Transcription
[1 r] Basle ce 24 fevrier 1785.
Monsieur le Marquis
Je viens d’apprendre que vous avez honoré de quelque attention mes Reflexions sur l’Esclavage des Négres. J’avois fait un voyage à Paris en 1780, un de ces auteurs dont la plume est vendue à quiconque veut la payer, s’avisa de faire l’apologie de cet esclavage ; Je voulus lui répondre dans un journal, et je ne pus en obtenir la permission. Retourné dans mon bon pays ou il n’y a pas d’esclaves, J’ai fait un Livre au lieu d’une Lettre et c’est ce Livre que vous avez daigné lire.
Aucun homme de notre continent n’a plus contribué que vous, Monsieur le Marquis, à rompre les fers que l’Europe [1 v] donnoit à l’Amérique, Peut être la gloire de détruire la servitude que nous avons imposée aux malheureux affricains, vous est-elle aussi réservée. Vous seriez alors le Libérateur de |deux| des quatre parties du monde, et bien supérieur à ce Pompée que l’on a vu autrefois :
Triompher en trois jours des trois parts de la Terre.
Peut être sans la guerre d’Amérique, L’esclavage des Négres auroit-il été détruit d’ici à quelques générations.

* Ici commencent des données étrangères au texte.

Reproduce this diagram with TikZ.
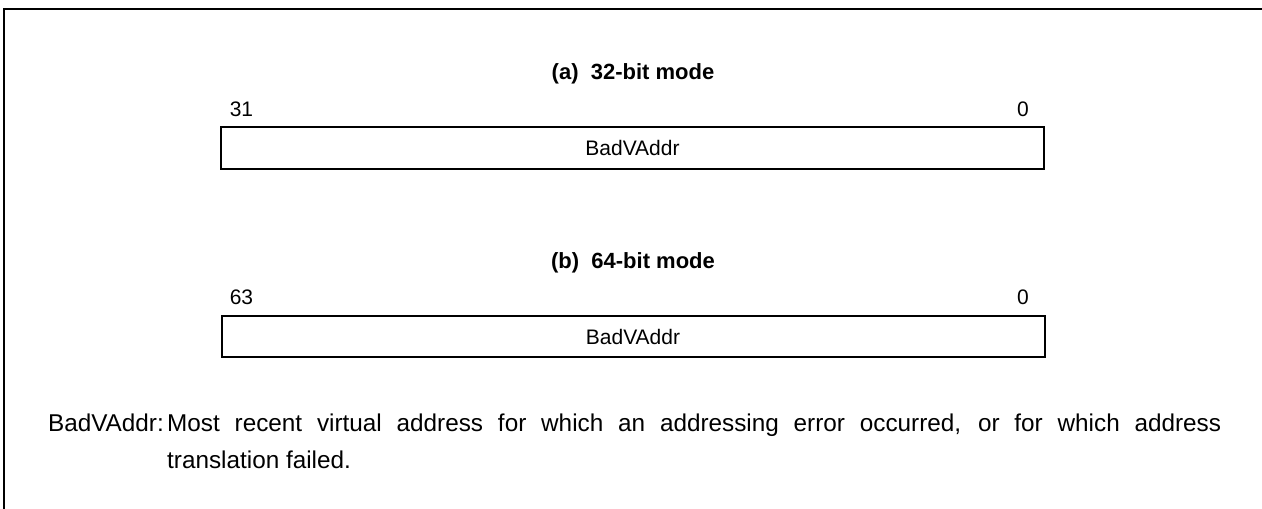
\documentclass[tikz,border=0pt]{standalone}
\usepackage{fontspec}
\setmainfont{Liberation Sans}
\begin{document}
\begin{tikzpicture}[x=1pt,y=-1pt,
  frame/.style={line width=2pt},
  regbox/.style={draw, line width=2pt, minimum width=823pt, minimum height=41.5pt, inner sep=0pt, font=\fontsize{21}{25}\selectfont},
  bitlbl/.style={inner sep=0pt, anchor=base, font=\fontsize{21}{25}\selectfont},
  title/.style={inner sep=0pt, anchor=base, font=\fontsize{22}{26}\selectfont\bfseries},
  body/.style={inner sep=0pt, anchor=base west, font=\fontsize{24.3}{37}\selectfont}]
\useasboundingbox (0,0) rectangle (1262,509);
\draw[frame] (4,510) -- (4,9) -- (1263,9);
% (a) 32-bit
\node[title] (ta) at (633,79.5) {(a)\ \ 32-bit mode};
\node[bitlbl] (a31) at (241.5,116) {31};
\node[bitlbl] (a0) at (1023,116) {0};
\node[regbox] (ra) at (632.5,148) {BadVAddr};
% (b) 64-bit
\node[title] (tb) at (633,268.5) {(b)\ \ 64-bit mode};
\node[bitlbl] (b63) at (241.5,304.5) {63};
\node[bitlbl] (b0) at (1023,304.5) {0};
\node[regbox] (rb) at (633,336.5) {BadVAddr};
% description
\node[body, anchor=base east] (dl) at (164,431) {BadVAddr:};
\node[body, text width=1054pt, align=justify] (dt) at (167,431) {Most recent virtual address for which an addressing error occurred, or for which address\linebreak translation failed.};
\end{tikzpicture}
\end{document}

Un célébre médecin de Londres, le Docteur Fothergill, avoit formé le plan d’une compagnie qui devoit établir parmi les Négres d’Afrique, la culture du sucre. Il avoit destiné des sommes très considérables à cette bonne oeuvre, qui devoit amener à la Longue la destruction de l’Esclavage. La guerre d’Amérique a empêché l’exécution de ce Projet ; et c’est une raison de plus pour que vous vous occupiez de le renouveller ou d’en former un Meilleur. Il faut qu’une révolution à laquelle [2 r] vous avez contribué, n’ait fait que du bien.
Permettez moi, Monsieur le Marquis, de vous offrir mes foibles lumieres. Dans mes Réflexions J’ai dit aux gouvernemens qui ne m’ont pas écouté, ce que la justice exigeoit d’eux : et j’ai cru devoir m’y borner. Mais j’ai étudié le même objet sous d’autres rapports, et si vous daignez vous occuper de ce grand ouvrage, vous me trouverez toujours à vos ordres.
J’ai l’honneur d’être avec Respect Monsieur le Marquis, Votre très humble et tres obeissant serviteur
Schwartz1Paraphe soulignant.
P. S. Si vous me faites l’honneur de me répondre, je vous prie d’adresser votre Lettre à M. Schwartz à Basle, poste restante.